Exercise » Do not repeat pictures. Repeat exactly the lines of the listing below from its first line through the line with "0.0021, 0.0061, 0.0128, 0.0212, 0.025]".

Information supplied »
>>>

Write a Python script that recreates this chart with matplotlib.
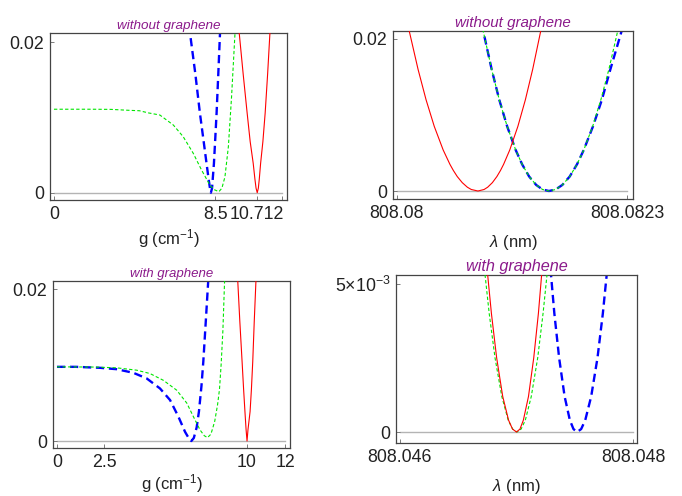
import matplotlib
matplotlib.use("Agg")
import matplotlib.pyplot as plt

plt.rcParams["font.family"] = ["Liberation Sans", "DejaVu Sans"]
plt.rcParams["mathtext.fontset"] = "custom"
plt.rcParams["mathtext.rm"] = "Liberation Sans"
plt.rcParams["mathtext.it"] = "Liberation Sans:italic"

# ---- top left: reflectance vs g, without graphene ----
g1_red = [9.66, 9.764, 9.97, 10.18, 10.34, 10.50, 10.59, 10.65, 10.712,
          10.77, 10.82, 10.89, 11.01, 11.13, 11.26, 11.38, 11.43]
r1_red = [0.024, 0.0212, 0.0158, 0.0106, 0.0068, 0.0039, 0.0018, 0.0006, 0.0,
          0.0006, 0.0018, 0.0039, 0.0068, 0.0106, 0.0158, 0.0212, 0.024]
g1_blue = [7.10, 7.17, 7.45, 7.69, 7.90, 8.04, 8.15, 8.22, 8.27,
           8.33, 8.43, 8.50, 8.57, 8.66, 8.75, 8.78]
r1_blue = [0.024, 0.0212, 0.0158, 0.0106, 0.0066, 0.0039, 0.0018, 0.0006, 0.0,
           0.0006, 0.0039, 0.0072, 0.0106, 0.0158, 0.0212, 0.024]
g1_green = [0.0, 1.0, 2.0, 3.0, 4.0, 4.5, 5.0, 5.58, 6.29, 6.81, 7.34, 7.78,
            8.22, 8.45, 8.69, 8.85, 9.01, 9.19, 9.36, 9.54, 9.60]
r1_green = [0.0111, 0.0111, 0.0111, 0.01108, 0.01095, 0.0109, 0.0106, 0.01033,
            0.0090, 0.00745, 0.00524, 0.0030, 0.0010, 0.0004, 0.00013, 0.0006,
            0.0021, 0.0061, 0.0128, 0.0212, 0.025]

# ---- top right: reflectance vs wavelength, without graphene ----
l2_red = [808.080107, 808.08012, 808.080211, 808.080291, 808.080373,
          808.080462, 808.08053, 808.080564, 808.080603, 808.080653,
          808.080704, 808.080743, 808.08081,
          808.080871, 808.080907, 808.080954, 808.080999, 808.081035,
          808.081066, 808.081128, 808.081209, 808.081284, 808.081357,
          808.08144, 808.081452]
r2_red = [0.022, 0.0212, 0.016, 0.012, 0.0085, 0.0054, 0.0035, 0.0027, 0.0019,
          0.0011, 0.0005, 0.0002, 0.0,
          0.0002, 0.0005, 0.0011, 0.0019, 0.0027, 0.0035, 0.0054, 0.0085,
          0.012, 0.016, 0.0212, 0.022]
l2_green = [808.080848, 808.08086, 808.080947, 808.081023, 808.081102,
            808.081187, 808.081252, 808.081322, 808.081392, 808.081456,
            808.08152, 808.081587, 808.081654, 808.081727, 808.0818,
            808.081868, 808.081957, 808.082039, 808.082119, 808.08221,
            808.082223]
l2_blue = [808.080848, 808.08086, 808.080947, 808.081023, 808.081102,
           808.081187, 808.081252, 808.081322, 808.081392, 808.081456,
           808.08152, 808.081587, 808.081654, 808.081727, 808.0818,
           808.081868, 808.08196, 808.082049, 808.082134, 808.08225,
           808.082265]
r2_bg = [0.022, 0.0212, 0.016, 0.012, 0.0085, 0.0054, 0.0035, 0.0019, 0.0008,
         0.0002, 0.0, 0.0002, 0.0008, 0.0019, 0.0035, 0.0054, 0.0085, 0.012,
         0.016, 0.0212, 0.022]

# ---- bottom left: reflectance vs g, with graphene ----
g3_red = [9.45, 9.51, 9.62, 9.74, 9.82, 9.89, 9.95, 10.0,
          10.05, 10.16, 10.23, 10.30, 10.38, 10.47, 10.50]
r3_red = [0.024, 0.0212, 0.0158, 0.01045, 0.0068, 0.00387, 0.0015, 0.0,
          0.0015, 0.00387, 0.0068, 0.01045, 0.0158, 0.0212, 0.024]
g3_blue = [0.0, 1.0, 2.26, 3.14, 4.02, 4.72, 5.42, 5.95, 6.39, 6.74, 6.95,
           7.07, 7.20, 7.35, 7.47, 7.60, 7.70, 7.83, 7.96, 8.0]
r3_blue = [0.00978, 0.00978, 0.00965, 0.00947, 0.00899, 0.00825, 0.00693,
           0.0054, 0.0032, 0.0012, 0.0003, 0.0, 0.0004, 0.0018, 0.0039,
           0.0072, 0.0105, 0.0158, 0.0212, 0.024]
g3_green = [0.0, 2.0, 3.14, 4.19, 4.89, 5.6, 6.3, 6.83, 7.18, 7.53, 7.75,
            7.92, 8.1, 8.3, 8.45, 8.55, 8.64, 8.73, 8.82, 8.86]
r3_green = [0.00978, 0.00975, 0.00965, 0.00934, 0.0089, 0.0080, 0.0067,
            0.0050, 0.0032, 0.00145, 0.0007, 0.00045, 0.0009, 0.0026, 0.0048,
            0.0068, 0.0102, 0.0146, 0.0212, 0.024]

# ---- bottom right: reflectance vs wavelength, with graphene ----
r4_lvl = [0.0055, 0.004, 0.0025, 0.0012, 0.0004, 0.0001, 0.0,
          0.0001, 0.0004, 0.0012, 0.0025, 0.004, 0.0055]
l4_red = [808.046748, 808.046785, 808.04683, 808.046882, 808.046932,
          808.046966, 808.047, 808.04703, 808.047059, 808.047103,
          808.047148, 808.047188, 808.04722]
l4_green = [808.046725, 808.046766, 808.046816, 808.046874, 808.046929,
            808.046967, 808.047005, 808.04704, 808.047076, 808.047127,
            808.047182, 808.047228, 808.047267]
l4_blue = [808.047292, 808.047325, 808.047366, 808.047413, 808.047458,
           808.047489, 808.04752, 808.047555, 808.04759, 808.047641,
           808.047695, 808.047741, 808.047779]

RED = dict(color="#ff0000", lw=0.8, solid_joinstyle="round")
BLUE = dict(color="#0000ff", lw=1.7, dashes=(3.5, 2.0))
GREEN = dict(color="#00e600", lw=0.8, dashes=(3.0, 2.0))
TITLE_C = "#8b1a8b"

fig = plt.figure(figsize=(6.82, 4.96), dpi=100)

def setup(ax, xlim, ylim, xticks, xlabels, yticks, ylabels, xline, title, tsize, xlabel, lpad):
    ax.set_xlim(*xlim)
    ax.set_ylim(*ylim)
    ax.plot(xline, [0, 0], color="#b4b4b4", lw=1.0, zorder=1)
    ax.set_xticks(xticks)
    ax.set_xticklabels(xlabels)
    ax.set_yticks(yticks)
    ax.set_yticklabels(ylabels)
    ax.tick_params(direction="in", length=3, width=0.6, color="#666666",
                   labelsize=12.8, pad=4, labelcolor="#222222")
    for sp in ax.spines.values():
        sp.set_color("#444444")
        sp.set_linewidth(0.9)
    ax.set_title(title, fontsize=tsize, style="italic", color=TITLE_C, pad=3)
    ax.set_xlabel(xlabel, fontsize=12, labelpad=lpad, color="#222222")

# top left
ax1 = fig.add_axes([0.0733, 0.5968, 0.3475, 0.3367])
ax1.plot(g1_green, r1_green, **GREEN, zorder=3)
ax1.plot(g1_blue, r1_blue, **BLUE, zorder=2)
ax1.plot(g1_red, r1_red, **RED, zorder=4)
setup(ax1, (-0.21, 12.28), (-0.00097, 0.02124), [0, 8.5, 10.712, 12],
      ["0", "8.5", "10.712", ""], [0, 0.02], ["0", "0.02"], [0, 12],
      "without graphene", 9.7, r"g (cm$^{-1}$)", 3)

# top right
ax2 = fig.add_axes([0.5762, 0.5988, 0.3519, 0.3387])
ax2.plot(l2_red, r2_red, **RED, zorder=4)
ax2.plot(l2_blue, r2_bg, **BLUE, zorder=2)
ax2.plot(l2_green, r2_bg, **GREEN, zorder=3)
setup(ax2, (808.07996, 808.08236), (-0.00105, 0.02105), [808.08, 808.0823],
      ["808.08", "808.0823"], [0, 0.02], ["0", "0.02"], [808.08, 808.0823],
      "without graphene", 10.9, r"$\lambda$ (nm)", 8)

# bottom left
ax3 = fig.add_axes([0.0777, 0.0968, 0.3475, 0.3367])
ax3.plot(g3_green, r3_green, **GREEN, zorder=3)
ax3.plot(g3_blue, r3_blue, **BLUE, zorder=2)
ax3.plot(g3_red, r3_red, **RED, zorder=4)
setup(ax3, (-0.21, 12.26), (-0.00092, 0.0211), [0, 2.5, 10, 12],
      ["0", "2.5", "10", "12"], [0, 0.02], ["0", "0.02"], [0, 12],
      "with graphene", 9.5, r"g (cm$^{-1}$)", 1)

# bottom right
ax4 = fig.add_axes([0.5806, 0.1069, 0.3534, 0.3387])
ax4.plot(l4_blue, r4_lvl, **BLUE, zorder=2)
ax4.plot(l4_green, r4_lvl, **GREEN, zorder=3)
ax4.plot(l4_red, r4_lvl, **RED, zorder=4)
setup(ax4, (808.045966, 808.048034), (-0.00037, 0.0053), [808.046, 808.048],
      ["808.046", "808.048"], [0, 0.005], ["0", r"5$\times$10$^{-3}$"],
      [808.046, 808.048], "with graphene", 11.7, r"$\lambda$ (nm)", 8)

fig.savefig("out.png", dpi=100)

<<<

Response for this exercise »
Write a Python script that recreates this chart with matplotlib.
import matplotlib
matplotlib.use("Agg")
import matplotlib.pyplot as plt

plt.rcParams["font.family"] = ["Liberation Sans", "DejaVu Sans"]
plt.rcParams["mathtext.fontset"] = "custom"
plt.rcParams["mathtext.rm"] = "Liberation Sans"
plt.rcParams["mathtext.it"] = "Liberation Sans:italic"

# ---- top left: reflectance vs g, without graphene ----
g1_red = [9.66, 9.764, 9.97, 10.18, 10.34, 10.50, 10.59, 10.65, 10.712,
          10.77, 10.82, 10.89, 11.01, 11.13, 11.26, 11.38, 11.43]
r1_red = [0.024, 0.0212, 0.0158, 0.0106, 0.0068, 0.0039, 0.0018, 0.0006, 0.0,
          0.0006, 0.0018, 0.0039, 0.0068, 0.0106, 0.0158, 0.0212, 0.024]
g1_blue = [7.10, 7.17, 7.45, 7.69, 7.90, 8.04, 8.15, 8.22, 8.27,
           8.33, 8.43, 8.50, 8.57, 8.66, 8.75, 8.78]
r1_blue = [0.024, 0.0212, 0.0158, 0.0106, 0.0066, 0.0039, 0.0018, 0.0006, 0.0,
           0.0006, 0.0039, 0.0072, 0.0106, 0.0158, 0.0212, 0.024]
g1_green = [0.0, 1.0, 2.0, 3.0, 4.0, 4.5, 5.0, 5.58, 6.29, 6.81, 7.34, 7.78,
            8.22, 8.45, 8.69, 8.85, 9.01, 9.19, 9.36, 9.54, 9.60]
r1_green = [0.0111, 0.0111, 0.0111, 0.01108, 0.01095, 0.0109, 0.0106, 0.01033,
            0.0090, 0.00745, 0.00524, 0.0030, 0.0010, 0.0004, 0.00013, 0.0006,
            0.0021, 0.0061, 0.0128, 0.0212, 0.025]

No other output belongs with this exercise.